** start of Dataset section **

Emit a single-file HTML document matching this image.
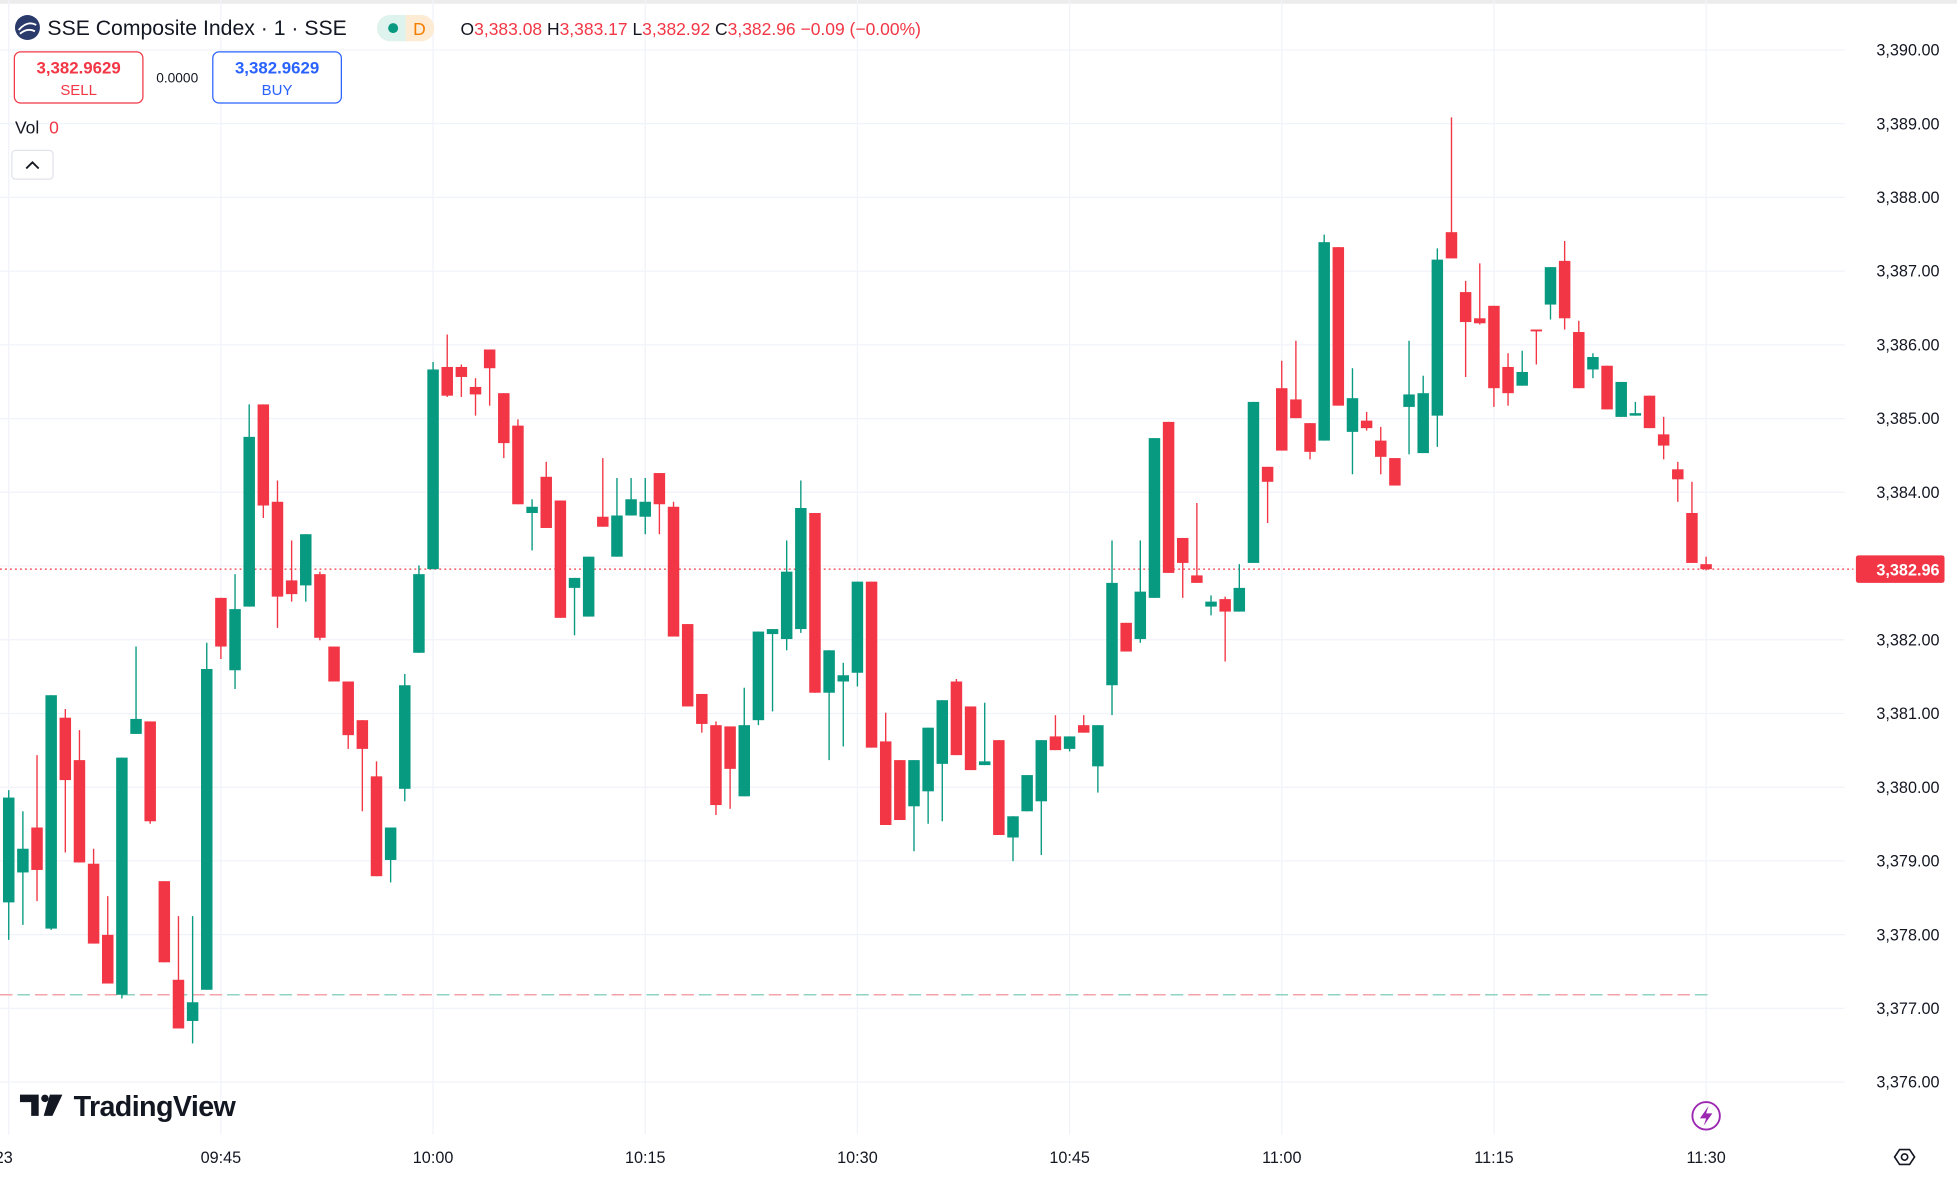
<!DOCTYPE html>
<html><head><meta charset="utf-8"><style>
html,body{margin:0;padding:0;background:#fff;}
svg{display:block;}
text{font-family:"Liberation Sans","DejaVu Sans",sans-serif;}
</style></head><body>
<svg id="c" width="1957" height="1185" viewBox="0 0 1568 949.4" xmlns="http://www.w3.org/2000/svg">
<rect x="0" y="0" width="1568" height="949.4" fill="#fff"/>
<rect x="0" y="0" width="1568" height="3" fill="#ececec"/>
<g id="grid" stroke="#f0f3fa" stroke-width="1"></g>
<line x1="0" y1="456" x2="1485" y2="456" stroke="#f23645" stroke-width="1" stroke-dasharray="1.5,2.5"/>
<line x1="0" y1="797" x2="1372" y2="797" stroke="#f5a3a9" stroke-width="1.2" stroke-dasharray="10,4"/>
<line x1="14" y1="797" x2="1372" y2="797" stroke="#8fd3c3" stroke-width="1.2" stroke-dasharray="10,32"/>
<g id="candles"></g>
<!-- price axis -->
<g font-size="13" fill="#131722" text-anchor="end" id="pl"></g>
<rect x="1487" y="445" width="71" height="22" rx="2" fill="#f23645"/>
<text x="1554" y="461" font-size="13" fill="#fff" font-weight="bold" text-anchor="end">3,382.96</text>
<!-- time axis -->
<g font-size="13" fill="#131722" text-anchor="middle">
<text x="3" y="932">23</text>
<text x="177" y="932">09:45</text><text x="347" y="932">10:00</text><text x="517" y="932">10:15</text>
<text x="687" y="932">10:30</text><text x="857" y="932">10:45</text><text x="1027" y="932">11:00</text>
<text x="1197" y="932">11:15</text><text x="1367" y="932">11:30</text>
</g>
<g transform="translate(1526,927)" fill="none" stroke="#131722" stroke-width="1.3">
<path d="M-8,0 L-4,-6 L4,-6 L8,0 L4,6 L-4,6 Z"/><circle r="2.5"/></g>
<circle cx="1367" cy="894" r="11" fill="none" stroke="#9c27b0" stroke-width="1.5"/>
<path d="M1369,886 L1362,896 L1367,896 L1365,902 L1372,892 L1367,892 Z" fill="#9c27b0"/>
<!-- TradingView logo -->
<g fill="#131722">
<path d="M16,877 h15 v17 h-6 v-11 h-9 z"/>
<circle cx="36" cy="880" r="3"/>
<path d="M40,877 h10 l-8,17 h-7 z"/>
</g>
<text x="59" y="894" font-size="23" font-weight="bold" fill="#131722" letter-spacing="-0.5">TradingView</text>
<!-- header -->
<circle cx="22" cy="22" r="10" fill="#2a3a6a"/>
<path d="M15,24 q7,-8 14,-4 M16,27 q6,-5 12,-2" stroke="#fff" stroke-width="1.5" fill="none"/>
<text x="38" y="28" font-size="17" fill="#131722">SSE Composite Index · 1 · SSE</text>
<rect x="302" y="12" width="46" height="21" rx="10.5" fill="#fdebd3"/>
<path d="M312.5,12 h12.5 v21 h-12.5 a10.5,10.5 0 0 1 0,-21z" fill="#dff3ee"/>
<circle cx="315" cy="22.5" r="4" fill="#089981"/>
<text x="331" y="28" font-size="14" fill="#f57c00">D</text>
<text x="369" y="28" font-size="14" fill="#131722">O<tspan fill="#f23645">3,383.08</tspan> H<tspan fill="#f23645">3,383.17</tspan> L<tspan fill="#f23645">3,382.92</tspan> C<tspan fill="#f23645">3,382.96</tspan> <tspan fill="#f23645">−0.09 (−0.00%)</tspan></text>
<rect x="11.5" y="41.5" width="103" height="41" rx="5" fill="#fff" stroke="#f23645"/>
<text x="63" y="59" font-size="13.5" font-weight="bold" fill="#f23645" text-anchor="middle">3,382.9629</text>
<text x="63" y="76" font-size="12" fill="#f23645" text-anchor="middle">SELL</text>
<text x="142" y="66" font-size="11" fill="#131722" text-anchor="middle">0.0000</text>
<rect x="170.5" y="41.5" width="103" height="41" rx="5" fill="#fff" stroke="#2962ff"/>
<text x="222" y="59" font-size="13.5" font-weight="bold" fill="#2962ff" text-anchor="middle">3,382.9629</text>
<text x="222" y="76" font-size="12" fill="#2962ff" text-anchor="middle">BUY</text>
<text x="12" y="107" font-size="14" fill="#131722">Vol <tspan fill="#f23645" dx="4">0</tspan></text>
<rect x="9.5" y="120.5" width="33" height="23" rx="3" fill="#fff" stroke="#e0e3eb"/>
<path d="M21,135 l5,-5 l5,5" fill="none" stroke="#131722" stroke-width="1.5"/>
</svg>
<script>
var NS="http://www.w3.org/2000/svg";
function el(p,t,a){var e=document.createElementNS(NS,t);for(var k in a)e.setAttribute(k,a[k]);p.appendChild(e);return e;}
var g=document.getElementById("grid"),pl=document.getElementById("pl");
for(var k=0;k<=14;k++){var y=40+59.07*k;el(g,"line",{x1:0,y1:y,x2:1478,y2:y});
 var t=el(pl,"text",{x:1554,y:y+4.5});t.textContent="3,"+(390-k)+".00";}
[7,177,347,517,687,857,1027,1197,1367].forEach(function(x){el(g,"line",{x1:x,y1:0,x2:x,y2:909});});
var d=[
"g,639,723,633,753","g,680,699,650,741","r,663,697,605,722","g,557,744,557,745","r,575,625,568,683","r,609,691,585,691","r,692,756,680,756","r,749,788,718,788","g,607,797,607,800","g,576,588,518,588",
"r,578,658,578,660","r,706,771,706,771","r,785,824,734,824","g,803,818,734,836","g,536,793,515,793","r,479,518,479,528","g,488,537,460,552","g,350,486,324,486","r,324,405,324,415","r,402,478,385,503",
"r,465,476,433,482","g,428,469,428,482","r,460,511,458,513","r,518,546,518,546","r,546,589,546,600","r,577,600,577,650","r,622,702,610,702","g,663,689,663,707","g,549,632,540,642","g,460,523,453,523",
"g,296,456,290,456","r,294,317,268,318","r,294,302,292,318","r,310,316,303,333","r,280,295,280,325","r,315,355,315,367","r,341,404,336,404","g,406,411,400,441","r,382,423,370,423","r,401,495,401,495",
"g,463,471,463,509","g,446,494,446,494","r,414,422,367,422","g,413,446,383,446","g,400,413,383,413","g,402,414,383,428","r,379,404,379,428","r,406,510,402,510","r,500,566,500,566","r,556,580,556,587",
"r,581,645,578,653","r,582,616,582,648","g,581,638,551,638","g,506,577,506,581","g,504,508,504,570","g,458,512,433,521","g,407,504,385,507","r,411,555,411,555","g,521,555,521,609","g,541,546,531,598",
"g,466,539,466,550","r,466,599,466,599","r,594,661,571,661","r,609,657,609,657","g,609,646,609,682","g,583,634,583,660","g,561,612,561,658","r,546,605,544,605","r,566,617,566,617","g,610,613,563,613",
"r,593,669,593,669","g,654,671,654,690","g,621,650,621,650","g,593,642,593,685","r,590,601,573,601","g,590,600,590,602","r,581,587,573,587","g,581,614,581,635","g,467,549,433,573","r,499,522,499,522",
"g,474,512,433,515","g,351,479,351,479","r,338,459,338,459","r,431,451,431,479","r,461,467,403,467","g,482,486,477,493","r,480,490,478,530","g,471,490,452,490","g,322,451,322,451","r,374,386,374,419",
"r,311,361,289,361","r,320,335,273,335","r,339,362,339,368","g,194,353,188,353","r,198,325,198,325","g,319,346,295,380","r,337,343,330,345","r,353,366,342,380","r,367,389,367,389","g,316,326,273,364",
"g,315,363,301,363","g,208,333,199,358","r,186,207,94,207","r,234,258,225,302","r,255,259,211,260","r,245,311,245,326","r,294,315,283,325","g,298,309,281,309","r,264,265,264,292","g,214,244,214,256",
"r,209,255,193,264","r,266,311,257,311","g,286,296,283,303","r,293,328,293,328","g,306,334,306,334","g,331,333,322,333","r,317,343,317,343","r,348,357,334,368","r,376,384,370,402","r,411,451,386,451","r,452,456,446,457"];
var cg=document.getElementById("candles");
d.forEach(function(s,i){var a=s.split(","),x=7+i*11.333,c=a[0]=="g"?"#089981":"#f23645";
 var t=+a[1],b=+a[2],h=+a[3],l=+a[4];if(b-t<1.5)b=t+1.5;
 el(cg,"line",{x1:x,y1:h,x2:x,y2:l,stroke:c,"stroke-width":1.1});
 el(cg,"rect",{x:x-4.6,y:t,width:9.2,height:b-t,fill:c});});
</script>
</body></html>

** end of Dataset section **

_Stated goal_
Show all lines from the data above in which the word "document" appears.

_Expected answer_
Emit a single-file HTML document matching this image.
function el(p,t,a){var e=document.createElementNS(NS,t);for(var k in a)e.setAttribute(k,a[k]);p.appendChild(e);return e;}
var g=document.getElementById("grid"),pl=document.getElementById("pl");
var cg=document.getElementById("candles");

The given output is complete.